- Born: Phyllis Taft January 6, 1925 Jersey City, New Jersey
- Died: August 15, 2013 (aged 88) Los Angeles, CA
- Genres: Jazz
- Occupation: Singer
- Spouse(s): Bob Thiele, William King

= Jane Harvey =

American jazz musician

Jane Harvey (born Phyllis Taff, January 6, 1925 – August 15, 2013) was an American jazz singer, known for recording several tracks with musicians such as Duke Ellington and Benny Goodman during the 1940s.

Phyllis Taft was born on January 6, 1925, in Jersey City, New Jersey. She auditioned for Barney Josephson, who offered her an opportunity to perform at his Greenwich Village's nightclub, Café Society. Prior to performing, Taft changed her name to Jane Harvey.

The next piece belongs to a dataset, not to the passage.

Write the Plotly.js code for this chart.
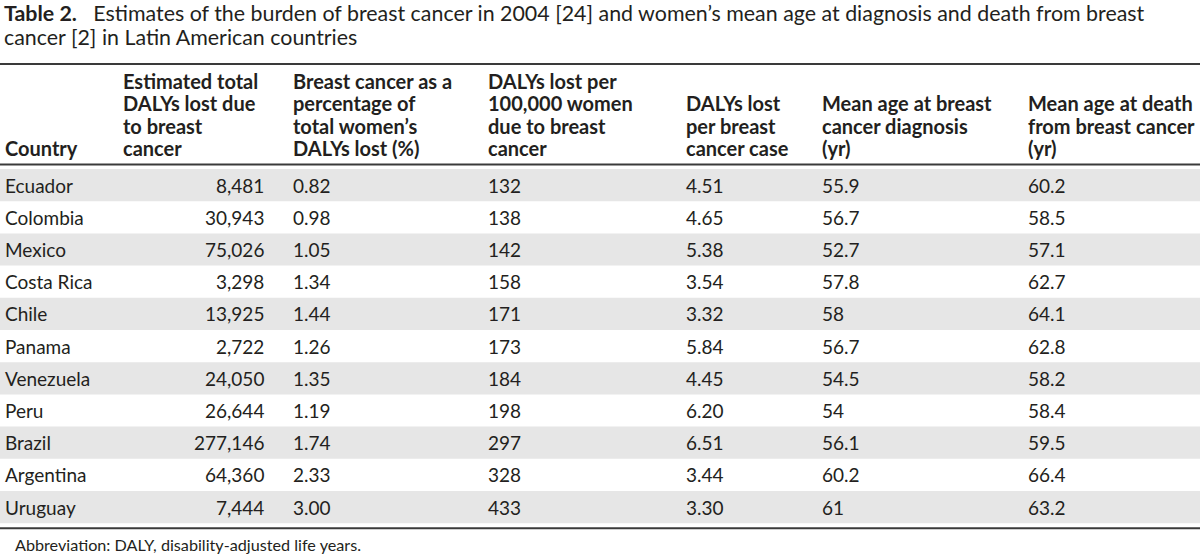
<!DOCTYPE html>
<html>
<head>
<meta charset="utf-8">
<script src="https://cdn.plot.ly/plotly-3.0.1.min.js"></script>
<style>html,body{margin:0;padding:0;background:#fff;}#chart{width:1200px;height:554px;}</style>
</head>
<body>
<div id="chart"></div>
<script>
// ---- data ----
const countries = ["Ecuador","Colombia","Mexico","Costa Rica","Chile","Panama","Venezuela","Peru","Brazil","Argentina","Uruguay"];
const totalDALYs = [8481,30943,75026,3298,13925,2722,24050,26644,277146,64360,7444];
const pctWomenDALYs = [0.82,0.98,1.05,1.34,1.44,1.26,1.35,1.19,1.74,2.33,3.00];
const dalysPer100k = [132,138,142,158,171,173,184,198,297,328,433];
const dalysPerCase = [4.51,4.65,5.38,3.54,3.32,5.84,4.45,6.20,6.51,3.44,3.30];
const ageDiagnosis = [55.9,56.7,52.7,57.8,58,56.7,54.5,54,56.1,60.2,61];
const ageDeath = [60.2,58.5,57.1,62.7,64.1,62.8,58.2,58.4,59.5,66.4,63.2];
const headers = [
  ["Country"],
  ["Estimated total","DALYs lost due","to breast","cancer"],
  ["Breast cancer as a","percentage of","total women’s","DALYs lost (%)"],
  ["DALYs lost per","100,000 women","due to breast","cancer"],
  ["DALYs lost","per breast","cancer case"],
  ["Mean age at breast","cancer diagnosis","(yr)"],
  ["Mean age at death","from breast cancer","(yr)"]
];
const titleLines = [
  "<b>Table 2.</b>   Estimates of the burden of breast cancer in 2004 [24] and women’s mean age at diagnosis and death from breast",
  "cancer [2] in Latin American countries"
];
const footnote = "Abbreviation: DALY, disability-adjusted life years.";

// ---- layout / style ----
const FONT = "Lato, 'Open Sans', sans-serif";
const TXT = "#231f20";
const colX = [3, 121, 291, 486, 684, 820, 1026];
const valueRightX = 266;           // right edge for column 2 values
const rowTop = 169, rowH = 32.2;
const cols = [
  countries,
  totalDALYs.map(v => v.toLocaleString("en-US")),
  pctWomenDALYs.map(v => v.toFixed(2)),
  dalysPer100k.map(v => String(v)),
  dalysPerCase.map(v => v.toFixed(2)),
  ageDiagnosis.map(v => String(v)),
  ageDeath.map(v => String(v))
];

const shapes = [];
const annotations = [];

// shaded bands
countries.forEach((c, i) => {
  if (i % 2 === 0) {
    shapes.push({type: "rect", xref: "x", yref: "y", x0: 0, x1: 1200,
      y0: rowTop + i * rowH, y1: rowTop + (i + 1) * rowH,
      fillcolor: "#e6e6e6", line: {width: 0}, layer: "below"});
  }
});
// rules
[64, 164.5, rowTop + countries.length * rowH + 5].forEach(y => {
  shapes.push({type: "line", xref: "x", yref: "y", x0: 0, x1: 1200, y0: y, y1: y,
    line: {color: "#3a3a3a", width: 2}});
});

// title
titleLines.forEach((t, k) => {
  annotations.push({xref: "x", yref: "y", x: 2, y: 13 + k * 23.5, xanchor: "left", yanchor: "middle",
    text: t, showarrow: false, align: "left",
    font: {family: FONT, size: 21.4, color: TXT}});
});

// headers (bottom aligned, 22px line spacing)
headers.forEach((lines, j) => {
  const n = lines.length;
  lines.forEach((ln, k) => {
    annotations.push({xref: "x", yref: "y", x: colX[j], y: 148 - (n - 1 - k) * 22.3,
      xanchor: "left", yanchor: "middle",
      text: "<b>" + ln + "</b>", showarrow: false, align: "left",
      font: {family: FONT, size: 20, color: TXT}});
  });
});

// body cells
cols.forEach((col, j) => {
  col.forEach((t, i) => {
    const right = (j === 1);
    annotations.push({xref: "x", yref: "y",
      x: right ? valueRightX : colX[j], y: rowTop + (i + 0.5) * rowH,
      xanchor: right ? "right" : "left", yanchor: "middle",
      text: t, showarrow: false, align: right ? "right" : "left",
      font: {family: FONT, size: 19, color: TXT}});
  });
});

// footnote
annotations.push({xref: "x", yref: "y", x: 13, y: 544, xanchor: "left", yanchor: "middle",
  text: footnote, showarrow: false, font: {family: FONT, size: 16.2, color: TXT}});

const layout = {
  width: 1200, height: 554,
  margin: {l: 0, r: 0, t: 0, b: 0},
  paper_bgcolor: "#ffffff", plot_bgcolor: "#ffffff",
  xaxis: {range: [0, 1200], visible: false, fixedrange: true},
  yaxis: {range: [554, 0], visible: false, fixedrange: true},
  showlegend: false,
  shapes: shapes,
  annotations: annotations
};

Plotly.newPlot("chart", [{type: "scatter", x: [], y: [], mode: "markers", hoverinfo: "skip"}], layout, {displayModeBar: false, staticPlot: true});
</script>
</body>
</html>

In 1946, she joined Desi Arnaz's Orchestra, until she left in 1958 to raise her son, Bob Thiele Jr. She also entertained at military bases overseas with Bob Hope. During the late 1950s, she joined Duke Ellington's Orchestra. Around the time of her death, she performed locally in the Los Angeles area.

She was married to record producer Bob Thiele and had two children, her son Robert and a daughter. She later married William King.

Harvey died of cancer at her home in Los Angeles on August 15, 2013.